WHAT IS EXPECTED -
Write out the listing below in full and exactly, leaving out every picture.

## Start RECORDED DATA

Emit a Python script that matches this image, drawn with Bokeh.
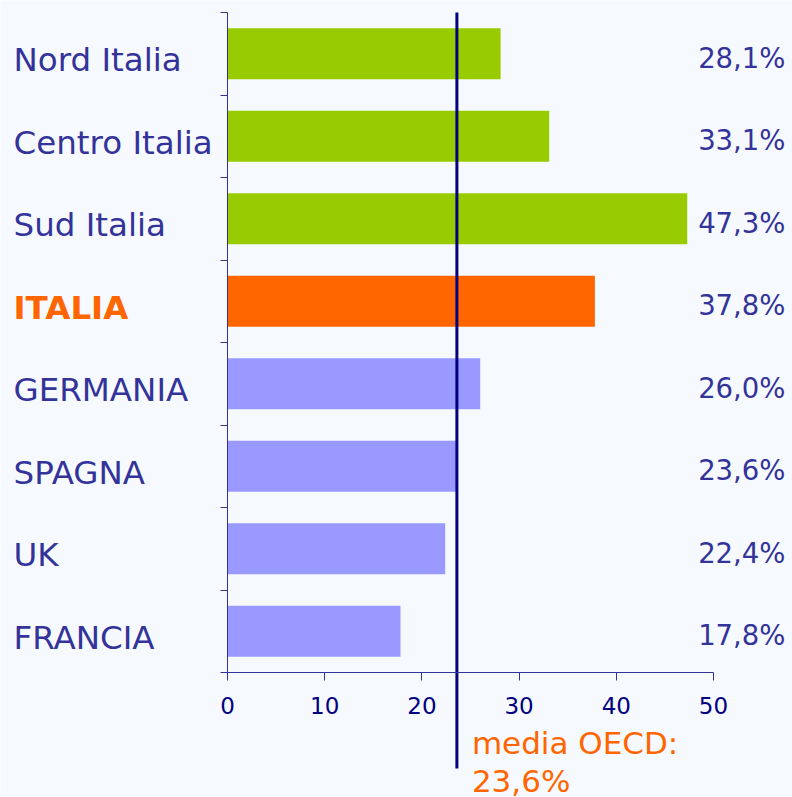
from bokeh.plotting import figure
from bokeh.models import ColumnDataSource, LabelSet, Label, Range1d, FixedTicker, LinearAxis
from bokeh.core.properties import value
from bokeh.embed import file_html
from bokeh.resources import INLINE

categories = ["Nord Italia", "Centro Italia", "Sud Italia", "ITALIA", "GERMANIA", "SPAGNA", "UK", "FRANCIA"]
values = [28.1, 33.1, 47.3, 37.8, 26.0, 23.6, 22.4, 17.8]
value_labels = ["28,1%", "33,1%", "47,3%", "37,8%", "26,0%", "23,6%", "22,4%", "17,8%"]
groups = ["it", "it", "it", "tot", "eu", "eu", "eu", "eu"]
x_ticks = [0, 10, 20, 30, 40, 50]
oecd_value = 23.6
oecd_text = ["media OECD:", "23,6%"]

W, H = 792, 797
BG = "#f6faff"
FONT = "DejaVu Sans"
bar_color = {"it": "#99cc00", "tot": "#ff6600", "eu": "#9999ff"}
name_color = {"it": "#333399", "tot": "#ff6600", "eu": "#333399"}
name_style = {"it": "normal", "tot": "bold", "eu": "normal"}

n = len(categories)
ys = [n - i - 0.5 for i in range(n)]

# pixel layout of the plotting area (axis origin at x=227, y=672; 50 at x=713; top at y=12)
x0_px, x50_px, ytop_px, ybot_px = 227, 713, 12, 672
ppx = (x50_px - x0_px) / 50.0
ppy = (ybot_px - ytop_px) / float(n)

src = ColumnDataSource(dict(
    y=ys,
    val=values,
    vlab=value_labels,
    name=categories,
    color=[bar_color[g] for g in groups],
    ncolor=[name_color[g] for g in groups],
    nstyle=[name_style[g] for g in groups],
    ylab=[y - 17.5 / ppy for y in ys],
    yval=[y - 14.0 / ppy for y in ys],
))

p = figure(width=W, height=H, output_backend="svg", toolbar_location=None,
           x_range=Range1d(-x0_px / ppx, (W - x0_px) / ppx),
           y_range=Range1d(-(H - ybot_px) / ppy, n + ytop_px / ppy),
           x_axis_location=None, y_axis_location=None,
           min_border_left=0, min_border_right=0, min_border_top=0, min_border_bottom=0)
p.background_fill_color = BG
p.border_fill_color = BG
p.outline_line_color = None
p.grid.visible = False

p.hbar(y="y", right="val", left=0, height=0.62, color="color", line_color=None, source=src)

# axes fixed at the data origin
xaxis = LinearAxis(fixed_location=0, bounds=(0, 50), ticker=FixedTicker(ticks=x_ticks))
xaxis.minor_tick_line_color = None
xaxis.major_tick_in = 0
xaxis.major_tick_out = 8
xaxis.axis_line_color = "#333399"
xaxis.major_tick_line_color = "#333399"
xaxis.major_label_text_color = "#000080"
xaxis.major_label_text_font = FONT
xaxis.major_label_text_font_size = "23px"
xaxis.major_label_standoff = 16
p.add_layout(xaxis, "below")

yaxis = LinearAxis(fixed_location=0, bounds=(0, n), ticker=FixedTicker(ticks=list(range(n + 1))))
yaxis.minor_tick_line_color = None
yaxis.major_tick_in = 0
yaxis.major_tick_out = 7
yaxis.axis_line_color = "#333399"
yaxis.major_tick_line_color = "#333399"
yaxis.major_label_text_color = None
p.add_layout(yaxis, "left")

# OECD mean line
p.segment(x0=[oecd_value], y0=[n], x1=[oecd_value], y1=[-(768 - ybot_px) / ppy],
          line_color="#000080", line_width=3)

# category labels (left aligned)
p.add_layout(LabelSet(x=13, y="ylab", x_units="screen", y_units="data", text="name",
                      text_color="ncolor", text_font_style="nstyle",
                      text_font=value(FONT), text_font_size="32.5px",
                      text_align="left", text_baseline="alphabetic", source=src))

# value labels (right aligned)
p.add_layout(LabelSet(x=785, y="yval", x_units="screen", y_units="data", text="vlab",
                      text_color="#333399", text_font=value(FONT), text_font_size="27.5px",
                      text_align="right", text_baseline="alphabetic", source=src))

for i, t in enumerate(oecd_text):
    p.add_layout(Label(x=oecd_value, y=-(742 - ybot_px + 38 * i) / ppy, x_offset=15, text=t,
                       text_color="#ff6600", text_font=FONT, text_font_size="31px",
                       text_align="left", text_baseline="alphabetic"))

open("out.html", "w").write(file_html(p, INLINE))
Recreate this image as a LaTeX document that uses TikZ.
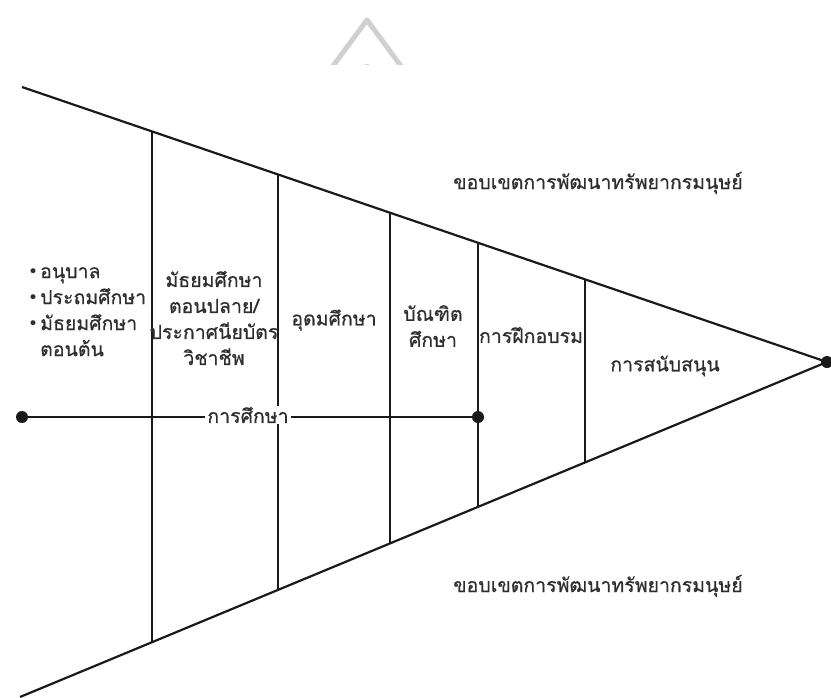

## End RECORDED DATA

WRITTEN SOLUTION -
Emit a Python script that matches this image, drawn with Bokeh.
from bokeh.plotting import figure
from bokeh.models import ColumnDataSource, LabelSet, Label, Range1d, FixedTicker, LinearAxis
from bokeh.core.properties import value
from bokeh.embed import file_html
from bokeh.resources import INLINE

categories = ["Nord Italia", "Centro Italia", "Sud Italia", "ITALIA", "GERMANIA", "SPAGNA", "UK", "FRANCIA"]
values = [28.1, 33.1, 47.3, 37.8, 26.0, 23.6, 22.4, 17.8]
value_labels = ["28,1%", "33,1%", "47,3%", "37,8%", "26,0%", "23,6%", "22,4%", "17,8%"]
groups = ["it", "it", "it", "tot", "eu", "eu", "eu", "eu"]
x_ticks = [0, 10, 20, 30, 40, 50]
oecd_value = 23.6
oecd_text = ["media OECD:", "23,6%"]

W, H = 792, 797
BG = "#f6faff"
FONT = "DejaVu Sans"
bar_color = {"it": "#99cc00", "tot": "#ff6600", "eu": "#9999ff"}
name_color = {"it": "#333399", "tot": "#ff6600", "eu": "#333399"}
name_style = {"it": "normal", "tot": "bold", "eu": "normal"}

n = len(categories)
ys = [n - i - 0.5 for i in range(n)]

# pixel layout of the plotting area (axis origin at x=227, y=672; 50 at x=713; top at y=12)
x0_px, x50_px, ytop_px, ybot_px = 227, 713, 12, 672
ppx = (x50_px - x0_px) / 50.0
ppy = (ybot_px - ytop_px) / float(n)

src = ColumnDataSource(dict(
    y=ys,
    val=values,
    vlab=value_labels,
    name=categories,
    color=[bar_color[g] for g in groups],
    ncolor=[name_color[g] for g in groups],
    nstyle=[name_style[g] for g in groups],
    ylab=[y - 17.5 / ppy for y in ys],
    yval=[y - 14.0 / ppy for y in ys],
))

p = figure(width=W, height=H, output_backend="svg", toolbar_location=None,
           x_range=Range1d(-x0_px / ppx, (W - x0_px) / ppx),
           y_range=Range1d(-(H - ybot_px) / ppy, n + ytop_px / ppy),
           x_axis_location=None, y_axis_location=None,
           min_border_left=0, min_border_right=0, min_border_top=0, min_border_bottom=0)
p.background_fill_color = BG
p.border_fill_color = BG
p.outline_line_color = None
p.grid.visible = False

p.hbar(y="y", right="val", left=0, height=0.62, color="color", line_color=None, source=src)

# axes fixed at the data origin
xaxis = LinearAxis(fixed_location=0, bounds=(0, 50), ticker=FixedTicker(ticks=x_ticks))
xaxis.minor_tick_line_color = None
xaxis.major_tick_in = 0
xaxis.major_tick_out = 8
xaxis.axis_line_color = "#333399"
xaxis.major_tick_line_color = "#333399"
xaxis.major_label_text_color = "#000080"
xaxis.major_label_text_font = FONT
xaxis.major_label_text_font_size = "23px"
xaxis.major_label_standoff = 16
p.add_layout(xaxis, "below")

yaxis = LinearAxis(fixed_location=0, bounds=(0, n), ticker=FixedTicker(ticks=list(range(n + 1))))
yaxis.minor_tick_line_color = None
yaxis.major_tick_in = 0
yaxis.major_tick_out = 7
yaxis.axis_line_color = "#333399"
yaxis.major_tick_line_color = "#333399"
yaxis.major_label_text_color = None
p.add_layout(yaxis, "left")

# OECD mean line
p.segment(x0=[oecd_value], y0=[n], x1=[oecd_value], y1=[-(768 - ybot_px) / ppy],
          line_color="#000080", line_width=3)

# category labels (left aligned)
p.add_layout(LabelSet(x=13, y="ylab", x_units="screen", y_units="data", text="name",
                      text_color="ncolor", text_font_style="nstyle",
                      text_font=value(FONT), text_font_size="32.5px",
                      text_align="left", text_baseline="alphabetic", source=src))

# value labels (right aligned)
p.add_layout(LabelSet(x=785, y="yval", x_units="screen", y_units="data", text="vlab",
                      text_color="#333399", text_font=value(FONT), text_font_size="27.5px",
                      text_align="right", text_baseline="alphabetic", source=src))

for i, t in enumerate(oecd_text):
    p.add_layout(Label(x=oecd_value, y=-(742 - ybot_px + 38 * i) / ppy, x_offset=15, text=t,
                       text_color="#ff6600", text_font=FONT, text_font_size="31px",
                       text_align="left", text_baseline="alphabetic"))

open("out.html", "w").write(file_html(p, INLINE))
Recreate this image as a LaTeX document that uses TikZ.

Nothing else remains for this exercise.